Bersani told party members late yesterday he would step down once a new president for the country had finally been elected, after his own candidate suffered a humiliating defeat.
The political impasse caused by February’s inconclusive general election has stoked concern about stability in the recession-hit country, the eurozone’s third largest economy.
Bersani’s promise to step down came after the man he backed, former premier Romano Prodi, fell well short of getting enough support in voting yesterday.

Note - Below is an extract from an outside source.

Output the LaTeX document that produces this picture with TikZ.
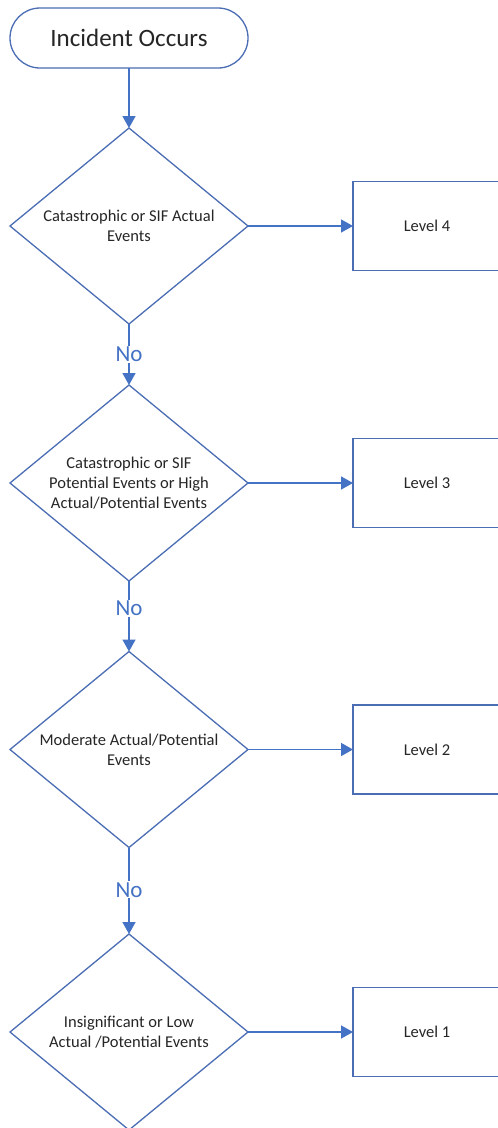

As voting takes place in secret, deputies are not obliged to toe a party line.
Until the vote Prodi, a former European Commission chief, had been considered the front-runner for the job, but the right refused point-blank to support a politician who has twice inflicted election defeats on right-wing leader Silvio Berlusconi.
And 101 leftist voters also opposed him, leaving him with just 395 votes -- well short of the 504 needed to win.
The vote will now go to a fifth round at 0800 GMT today.
But Bersani said his Democratic Party (PD) would abstain from this round of the vote and resume talks with other parties.
In comments to the ANSA news agency, he acknowledged that his party alone could not get a candidate voted in.
Berlusconi, welcoming the news that Bersani was stepping down, said his party would also abstain from today morning’s vote if the left and the right could not agree on a candidate.
The political in-fighting has dimmed hopes that the political deadlock will be broken any time soon.
Bersani had pinned his hopes on two-time premier Prodi, 73, a sharp about-turn after an earlier bid to work with the right.
On Thursday, a candidate backed by both Bersani and Berlusconi -- former Senator Franco Marini -- failed to win enough votes to get elected.
When Bersani switched to Prodi, hundreds of right-wing protesters made their feelings known, holding up placards outside the lower house of parliament, chanting “Prodi will not be my president!”
Experts had warned that the mutiny from the left over the vote risked splitting the party apart -- and that Prodi’s candidacy was now effectively over. With Prodi defeated, it is not clear who the front-runner is.